39 pages • 1 hour read
“I am aware that his account of Franklin’s career differs in many respects from the accounts of later historians. This I cannot explain but it seems reasonable to believe that statements made by one who lived on terms of such intimacy with this great man should be more trustworthy than those written by later scholars.”
The author, Robert Lawson, or at least Lawson’s persona, endorses Amos’s narrative and argues for its likely truthfulness and reliability. By writing and signing his name to the foreword, Lawson adds to the novel’s realism; it’s as though a real person’s belief in the validity of a text penned by a mouse about his friendship with Benjamin Franklin makes it more apt to be real.
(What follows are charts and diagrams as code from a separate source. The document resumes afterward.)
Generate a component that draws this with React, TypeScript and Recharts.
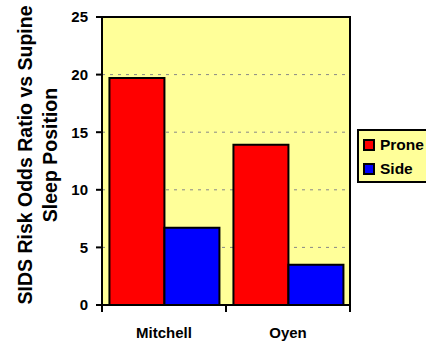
import React from 'react';
import { BarChart, Bar, XAxis, YAxis, CartesianGrid, Legend, ReferenceArea } from 'recharts';

const categories = ['Mitchell', 'Oyen'];
const proneValues = [19.7, 13.9];
const sideValues = [6.7, 3.5];
const yTicks = [0, 5, 10, 15, 20, 25];

const FONT = "Arial, 'Liberation Sans', sans-serif";
const PRONE = '#ff0000';
const SIDE = '#0000ff';
const PLOT_BG = '#ffff99';

const data = categories.map((name, i) => ({
  name,
  prone: proneValues[i],
  side: sideValues[i],
}));

// half the width of one category band (plot width 248 / 2 categories / 2)
const HALF_BAND = 62;

// tick y arrives 8px below the axis line (tickSize 6 + margin 2)
const CategoryTick = (props: any) => {
  const { x, y, payload } = props;
  const top = y - 8;
  return (
    <g>
      <line x1={x - HALF_BAND} y1={top} x2={x - HALF_BAND} y2={top + 7} stroke="#000" strokeWidth={2} />
      <line x1={x + HALF_BAND} y1={top} x2={x + HALF_BAND} y2={top + 7} stroke="#000" strokeWidth={2} />
      <text x={x} y={top + 33} textAnchor="middle" fontFamily={FONT} fontWeight="bold" fontSize={15} fill="#000">
        {payload.value}
      </text>
    </g>
  );
};

const YLabel = (props: any) => {
  const vb = props.viewBox || { x: 0, y: 17, width: 102, height: 288 };
  const cy = vb.y + vb.height / 2 - 6;
  const x1 = vb.x + 32;
  const x2 = vb.x + 57;
  const style = { fontFamily: FONT, fontWeight: 'bold' as const, fontSize: 19.5, fill: '#000' };
  return (
    <g>
      <text x={x1} y={cy} transform={`rotate(-90 ${x1} ${cy})`} textAnchor="middle" {...style}>
        SIDS Risk Odds Ratio vs Supine
      </text>
      <text x={x2} y={cy} transform={`rotate(-90 ${x2} ${cy})`} textAnchor="middle" {...style}>
        Sleep  Position
      </text>
    </g>
  );
};

const LegendBox = () => {
  const items = [
    { label: 'Prone', color: PRONE },
    { label: 'Side', color: SIDE },
  ];
  return (
    <div
      style={{
        width: 67,
        height: 48,
        background: PLOT_BG,
        border: '2px solid #000',
        borderRight: 'none',
        boxSizing: 'content-box',
        paddingTop: 2,
      }}
    >
      {items.map((it) => (
        <div key={it.label} style={{ display: 'flex', alignItems: 'center', height: 24, paddingLeft: 4 }}>
          <span
            style={{
              display: 'inline-block',
              width: 8,
              height: 8,
              background: it.color,
              border: '2px solid #000',
              marginRight: 5,
            }}
          />
          <span style={{ fontFamily: FONT, fontWeight: 'bold', fontSize: 15.5, color: '#000' }}>{it.label}</span>
        </div>
      ))}
    </div>
  );
};

export default function App() {
  return (
    <div style={{ position: 'absolute', left: 0, top: 0, background: '#fff' }}>
      <BarChart
        width={426}
        height={347}
        data={data}
        margin={{ top: 17, right: 76, left: 0, bottom: 0 }}
        barCategoryGap="6%"
        barGap={0}
      >
        <CartesianGrid fill={PLOT_BG} vertical={false} stroke="#888" strokeDasharray="3 5" />
        <XAxis
          dataKey="name"
          axisLine={{ stroke: '#000', strokeWidth: 2 }}
          tickLine={false}
          tick={<CategoryTick />}
          interval={0}
          height={42}
        />
        <YAxis
          width={102}
          domain={[0, 25]}
          ticks={yTicks}
          interval={0}
          axisLine={{ stroke: '#000', strokeWidth: 2 }}
          tickLine={{ stroke: '#000', strokeWidth: 2 }}
          tickSize={6}
          tickMargin={8}
          tick={{ fontFamily: FONT, fontWeight: 'bold', fontSize: 15, fill: '#000' }}
          label={{ content: <YLabel /> }}
        />
        <Bar dataKey="prone" name="Prone" fill={PRONE} stroke="#000" strokeWidth={2} isAnimationActive={false} />
        <Bar dataKey="side" name="Side" fill={SIDE} stroke="#000" strokeWidth={2} isAnimationActive={false} />
        <ReferenceArea y1={0} y2={25} fill="none" stroke="#000" strokeWidth={2} ifOverflow="visible" />
        <Legend
          content={<LegendBox />}
          layout="vertical"
          verticalAlign="middle"
          align="center"
          wrapperStyle={{ position: 'absolute', left: 357, top: 129, width: 69 }}
        />
      </BarChart>
    </div>
  );
}
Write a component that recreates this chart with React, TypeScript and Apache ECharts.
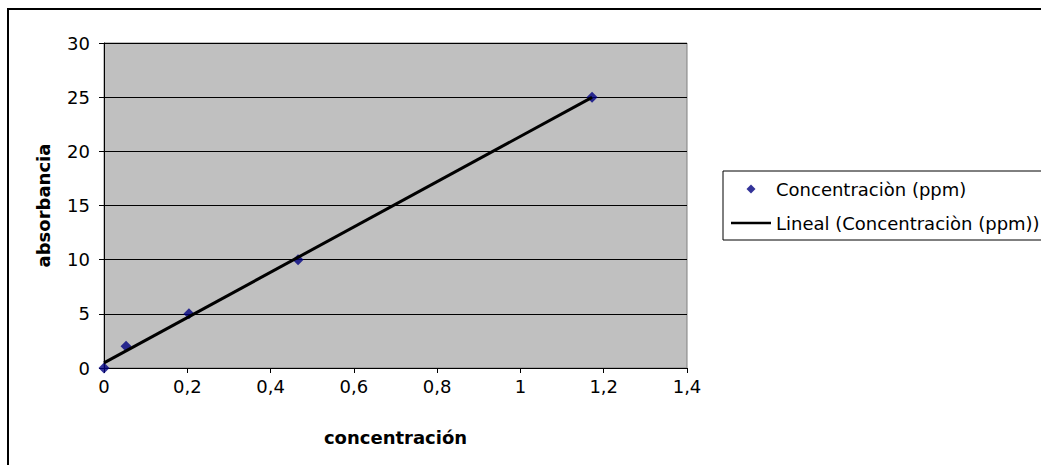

It suggests that texts can be truthful without being true and that the narrative is as truthful as any biography of a “hero” can be.
“Since the recent death of my lamented friend and patron Ben Franklin, many so-called historians have attempted to write accounts of his life and his achievements. Most of these are wrong in so many respects that I feel the time has now come for me to take pen in paw and set things right.”
This line helps to establish the success of the public persona Ben builds as well as characterize Amos. Earlier in his life, Amos told Ben that “fame and honors are nothing” (16) to him and permitted Ben to take full credit for the Franklin Stove. Years later, however, when Amos writes this narrative, he wants to “set things right,” as he says. Perhaps he is tired of receiving no credit, and his pride compels him to “see justice done” (2), though Ben is not alive to refute these claims. This line establishes an ambiguity in Amos’s character because his desire to tell the truth contradicts his earlier complacency regarding who gets “credit” for Ben’s achievements.